En prévision d’une prochaine évaluation de la Commission sur l’état des négociations d’élargissement avec les différents pays candidats, ce qu’on appelle le paquet d’élargissement, l’un des diplomates de l’UE a suggéré que la Commission pourrait également chercher à accélérer le processus d’élargissement en faisant avancer les négociations sans demander à chaque fois l’approbation formelle des 27 pays de l’UE. Cela éviterait également de donner à Orbán un droit de veto à chaque étape de la négociation.
Surtout, dans le cadre du paquet d’élargissement, la Commission devrait également lancer une proposition de réformes internes à l’UE pour préparer le bloc à l’admission de nouveaux membres.
Par ailleurs, un premier projet de conclusions pour la réunion des dirigeants de l’UE à Bruxelles jeudi ne contient aucune mention de l’élargissement – au grand scandale des pays favorables à l’élargissement.
L’adhésion à l’Union européenne est souvent présentée comme l’outil géopolitique clé du bloc contre une Russie agressive.
« Lorsque nous envisageons l’élargissement aujourd’hui, une chose est claire : nous devons aller plus vite, moins bureaucratique et plus efficace », a déclaré Claudia Plakolm, ministre autrichienne de l’Europe, à L’Observatoire de l’Europe. « Si l’UE n’intensifie pas son jeu, nous perdrons du terrain face à des acteurs tiers qui attendent déjà de prendre notre place. »

L’adhésion future à l’UE a été une question clé lors des récentes élections moldaves, remportées par la présidente pro-européenne Maia Sandu, tandis que l’adhésion à l’UE a été une motivation clé pour l’Ukraine dès les manifestations de Maidan en 2014 contre la domination russe.

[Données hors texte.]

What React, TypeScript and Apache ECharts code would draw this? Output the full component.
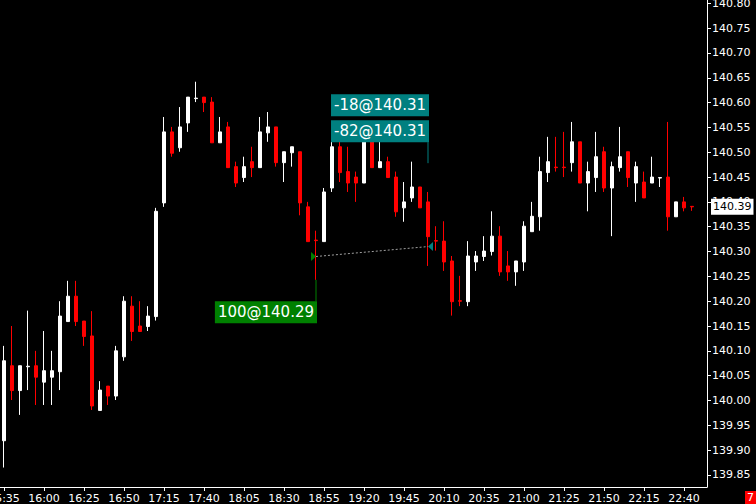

« Les Ukrainiens se battent chaque jour depuis trois ans et demi pour maintenir la Russie hors de l’Europe », a déclaré Marta Kos, la commissaire européenne à l’élargissement, dans des commentaires écrits à L’Observatoire de l’Europe. « En Moldavie, c’est la crédibilité de la perspective européenne qui a été décisive… Je suis convaincu que les États membres ne mettront pas cela en péril. »
Cependant, malgré la pression de Bruxelles, les dirigeants européens confrontés à un soutien croissant aux partis d’extrême droite dans leur pays ne semblent pas pressés de relancer l’expansion du bloc à 30 membres et au-delà.
Lors d’une conférence de presse en juillet, le chancelier allemand Friedrich Merz a laissé échapper qu’il ne s’attendait pas à ce que l’Ukraine rejoigne l’UE dans le cadre de son prochain budget septennal, qui s’étend jusqu’en 2034.
L’adhésion de l’Ukraine « n’aurait probablement pas d’impact immédiat sur les perspectives financières à moyen terme de l’Union européenne », avait alors déclaré Merz.